- **EXERCISE DETAILS**:
Copy from the first line below down to and including the line with "plt.rcParams['mathtext.rm'] = 'Liberation". Skip the pictures.

- **INFORMATION PROVIDED**:
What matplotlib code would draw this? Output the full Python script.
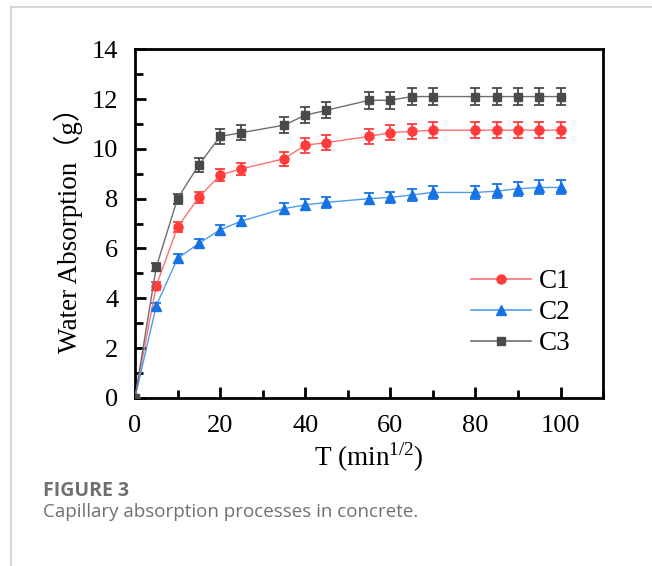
import matplotlib
matplotlib.use("Agg")
import matplotlib.pyplot as plt
from matplotlib.ticker import MultipleLocator
from matplotlib.lines import Line2D

plt.rcParams['font.family'] = ['Liberation Serif', 'Noto Sans CJK SC']
plt.rcParams['mathtext.fontset'] = 'custom'
plt.rcParams['mathtext.rm'] = 'Liberation Serif'

t = [0, 5, 10, 15, 20, 25, 35, 40, 45, 55, 60, 65, 70, 80, 85, 90, 95, 100]
c1 = [0, 4.5, 6.85, 8.05, 8.95, 9.2, 9.6, 10.15, 10.25, 10.5, 10.65, 10.7, 10.75, 10.75, 10.75, 10.75, 10.75, 10.75]
c1_err = [0.05, 0.15, 0.2, 0.22, 0.25, 0.25, 0.28, 0.3, 0.3, 0.3, 0.3, 0.3, 0.32, 0.32, 0.32, 0.32, 0.32, 0.32]
c2 = [0, 3.7, 5.6, 6.2, 6.75, 7.1, 7.6, 7.75, 7.85, 8.0, 8.05, 8.15, 8.25, 8.25, 8.3, 8.4, 8.45, 8.45]
c2_err = [0.05, 0.12, 0.18, 0.2, 0.2, 0.2, 0.22, 0.22, 0.22, 0.22, 0.22, 0.25, 0.25, 0.25, 0.28, 0.28, 0.28, 0.28]
c3 = [0, 5.25, 8.0, 9.35, 10.5, 10.65, 10.95, 11.35, 11.55, 11.95, 11.95, 12.1, 12.1, 12.1, 12.1, 12.1, 12.1, 12.1]
c3_err = [0.05, 0.15, 0.2, 0.28, 0.3, 0.3, 0.32, 0.32, 0.32, 0.35, 0.35, 0.35, 0.35, 0.35, 0.35, 0.35, 0.35, 0.35]
labels = ["C1", "C2", "C3"]

fig = plt.figure(figsize=(6.52, 5.66), dpi=100)
fig.patch.set_facecolor('white')
ax = fig.add_axes([0.207, 0.297, 0.718, 0.616])

series = [
    (c1, c1_err, '#FF3B3B', '#FF7070', 'o', 6.5),
    (c2, c2_err, '#1673E6', '#4E9BF0', '^', 7),
    (c3, c3_err, '#4A4A4A', '#6E6E6E', 's', 5.5),
]
handles = []
for (y, e, mc, lc, m, ms), lab in zip(series, labels):
    ax.errorbar(t, y, yerr=e, color=lc, ecolor=mc, elinewidth=1.3, capsize=3.5,
                capthick=1.3, lw=1.0, marker=m, ms=ms, mfc=mc, mec=mc, zorder=3)
    handles.append(Line2D([], [], color=lc, lw=1.2, marker=m, ms=ms, mfc=mc, mec=mc, label=lab))

ax.set_xlim(0, 110)
ax.set_ylim(0, 14)
ax.set_xticks([0, 20, 40, 60, 80, 100])
ax.xaxis.set_minor_locator(MultipleLocator(10))
ax.yaxis.set_major_locator(MultipleLocator(2))
ax.yaxis.set_minor_locator(MultipleLocator(1))
ax.tick_params(which='both', direction='in', top=False, right=False, width=2, labelsize=19, pad=12)
ax.tick_params(which='major', length=8)
ax.tick_params(which='minor', length=6)
for s in ax.spines.values():
    s.set_linewidth(2)

ax.set_xlabel(r'T (min$^{\mathregular{1/2}}$)', fontsize=19.5, labelpad=3)
ax.set_ylabel('Water Absorption\uff08g\uff09', fontsize=19.5, labelpad=6)

ax.legend(handles=handles, loc='center', bbox_to_anchor=(0.825, 0.244), frameon=False,
          prop={'size': 19.5}, handlelength=2.2, labelspacing=0.22,
          handletextpad=0.3)

# caption frame lines
fig.add_artist(Line2D([11/652, 11/652], [0, 1 - 7/566], transform=fig.transFigure, color='#D0D0D0', lw=1.2))
fig.add_artist(Line2D([11/652, 1], [1 - 7/566, 1 - 7/566], transform=fig.transFigure, color='#D0D0D0', lw=1.2))

fig.text(43/652, 1 - 491/566, 'FIGURE 3', fontsize=14, fontweight='bold', color='#707070',
         family='Open Sans', va='center', ha='left')
fig.text(43/652, 1 - 512/566, 'Capillary absorption processes in concrete.', fontsize=13.5,
         color='#707070', family='Open Sans', va='center', ha='left')

fig.savefig('out.png', dpi=100, facecolor='white')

- **COMPLETE OUTPUT**:
What matplotlib code would draw this? Output the full Python script.
import matplotlib
matplotlib.use("Agg")
import matplotlib.pyplot as plt
from matplotlib.ticker import MultipleLocator
from matplotlib.lines import Line2D

plt.rcParams['font.family'] = ['Liberation Serif', 'Noto Sans CJK SC']
plt.rcParams['mathtext.fontset'] = 'custom'
plt.rcParams['mathtext.rm'] = 'Liberation Serif'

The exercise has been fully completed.